Société, tu m’auras pas
La compagnie L’Ange-Éléphant ne nous présente donc pas une fresque réaliste mais plutôt une évocation de la société actuelle. "Cette pièce de Bond a été écrite pendant la guerre froide, à une époque où les gens vivaient tous les jours avec l’inquiétude de la mort ou d’une attaque. C’est davantage ce sentiment qui nous a intéressés que la situation réelle de la menace nucléaire. On peut toutefois comprendre ce sentiment d’inquiétude avec la possibilité d’attentats terroristes… Mais les pièces de Bond nous enseignent surtout que nous vivons dans une société qui ne nous permet pas de nous connaître nous-mêmes. L’ancien "connais-toi toi-même" n’est plus mis en pratique. La société économique néolibérale prônant une logique de productivité ne nous en donne pas la possibilité. On n’a pas le temps de s’arrêter pour s’égarer, se perdre, aller au bout de soi-même, de sa folie, pour trouver sa vérité en tant qu’individu. Alors on se retrouve avec des guerres comme on les connaît, et des champs de bataille intérieurs, parce que tout cela fait de nous des êtres en contradiction. On se retrouve avec un batteur de femmes qui ne comprend pas pourquoi il fait ça et qui s’écroule."

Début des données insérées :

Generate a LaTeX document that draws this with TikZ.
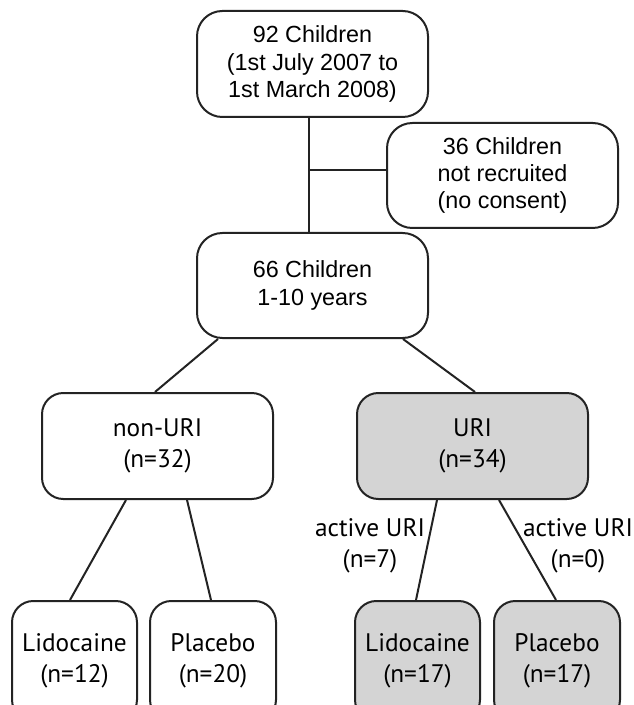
\documentclass[tikz,border=0pt]{standalone}
\usepackage{fontspec}
\setmainfont{Liberation Sans}
\newfontfamily\armfont{PT Sans}
\usetikzlibrary{calc}
\definecolor{urigrey}{RGB}{212,212,212}
\definecolor{inkgrey}{RGB}{35,35,35}
\tikzset{
  boxsize/.style 2 args={minimum width=#1*0.75pt, minimum height=#2*0.75pt},
  headbox/.style={draw=inkgrey, line width=1.5pt, rounded corners=19pt, align=center, inner sep=0pt, font=\fontsize{17.5}{20.5}\selectfont},
  armbox/.style={draw=inkgrey, line width=1.5pt, rounded corners=16pt, align=center, inner sep=0pt, font=\armfont\fontsize{19}{23}\selectfont},
  urinode/.style={armbox, fill=urigrey},
  link/.style={draw=inkgrey, line width=1.5pt},
  armlabel/.style={align=center, inner sep=0pt, font=\armfont\fontsize{19}{23}\selectfont}
}
\begin{document}
\begin{tikzpicture}[x=0.75pt, y=-0.75pt]
\useasboundingbox (0,0) rectangle (633,705);
\clip (0,0) rectangle (633,705);
% screening
\node[headbox, boxsize={231}{106}] (all) at (312.5,64) {92 Children\\(1st July 2007 to\\1st March 2008)};
\node[headbox, boxsize={231}{105}] (norecruit) at (502.5,175.5) {36 Children\\not recruited\\(no consent)};
\node[headbox, boxsize={231}{105}] (enrolled) at (312.5,285.5) {66 Children\\1-10 years};
\coordinate (split) at (309,170);
\draw[link] ($(all.south)+(-3.5,0)$) -- ($(enrolled.north)+(-3.5,0)$);
\draw[link] (split) -- (split -| norecruit.west);
% groups
\node[armbox, boxsize={231}{106}] (nonuri) at (157.5,446) {non-URI\\(n=32)};
\node[urinode, boxsize={231}{106}] (uri) at (472.5,446) {URI\\(n=34)};
\draw[link] ($(enrolled.south)+(-94.5,0)$) -- ($(nonuri.north)+(-2.5,0)$);
\draw[link] ($(enrolled.south)+(90.5,0)$) -- ($(uri.north)+(2.5,0)$);
% treatment arms
\node[armbox, boxsize={125}{120}] (lidoA) at (74.5,661) {Lidocaine\\(n=12)};
\node[armbox, boxsize={126}{120}] (placA) at (213,661) {Placebo\\(n=20)};
\node[urinode, boxsize={125}{120}] (lidoB) at (417.5,661) {Lidocaine\\(n=17)};
\node[urinode, boxsize={126}{120}] (placB) at (557,661) {Placebo\\(n=17)};
\draw[link] ($(nonuri.south)+(-31.5,0)$) -- ($(lidoA.north)+(-4.5,0)$);
\draw[link] ($(nonuri.south)+(29.5,0)$) -- ($(placA.north)+(-2,0)$);
\draw[link] ($(uri.south)+(-35.5,0)$) -- ($(lidoB.north)+(-1.5,0)$);
\draw[link] ($(uri.south)+(26.5,0)$) -- ($(placB.north)+(-1,0)$);
\node[armlabel] (activeA) at (370,546) {active URI\\(n=7)};
\node[armlabel] (activeB) at (578,546) {active URI\\(n=0)};
\end{tikzpicture}
\end{document}
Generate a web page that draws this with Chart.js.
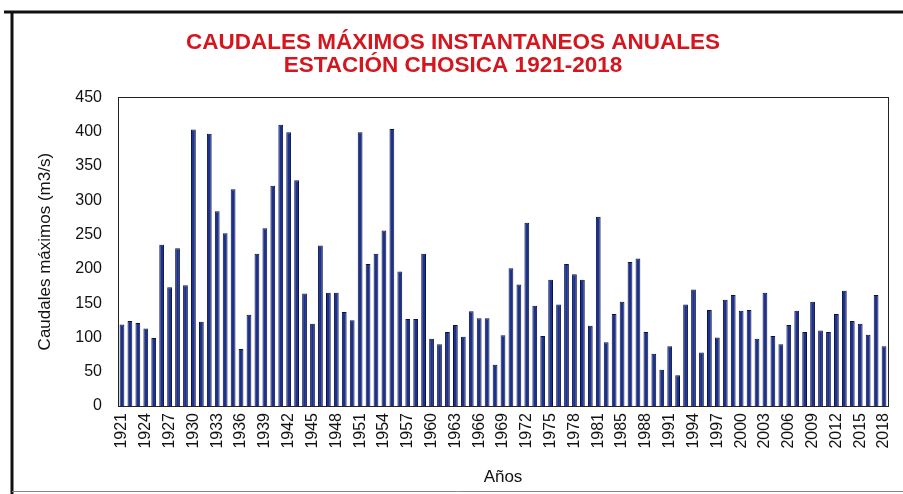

Robert Reid ne nous entraîne pas dans un univers didactique. Faire réfléchir, oui, mais toujours avec un souci artistique: "Bond parle de théâtraliser l’analyse, poursuit-il. Alors on tente d’amener l’activité d’analyse de façon théâtrale, agréable, divertissante, parfois spectaculaire, parfois attirante esthétiquement, touchante même. Mais tout cela en permettant au spectateur de rester conscient, de réfléchir, d’interroger son regard et son jugement." On retrouvera certains outils du théâtre brechtien, des projections, mais surtout un rapport scène-salle en miroir, où les spectateurs se retrouveront face à face.

L’Ange-Éléphant, toujours intéressé par les nouveaux publics, se questionne sur les moyens d’attirer au théâtre les gens qui n’en ont pas l’habitude. "On aime le public qui n’a pas d’idées préconçues, confie Reid. Mais on a parfois l’impression que c’est toujours le même petit cercle restreint qui va au théâtre. Idéalement, il faudrait pouvoir toucher tous les publics, élargir le discours théâtral. Pour Pièces de guerre, on va tenter de voir comment réagissent les jeunes adultes de 19-20 ans. C’est un âge où on a une position critique à l’égard de la société, et où les conventions sociales peuvent être particulièrement astreignantes. On aimerait que le meilleur moteur de promotion de notre spectacle soit le bouche à oreille. Que des gens de tous les milieux voient ce que l’on fait, et ressentent le besoin d’en parler à d’autres et à d’autres…"

La redéfinition du théâtre populaire serait-elle dans l’air?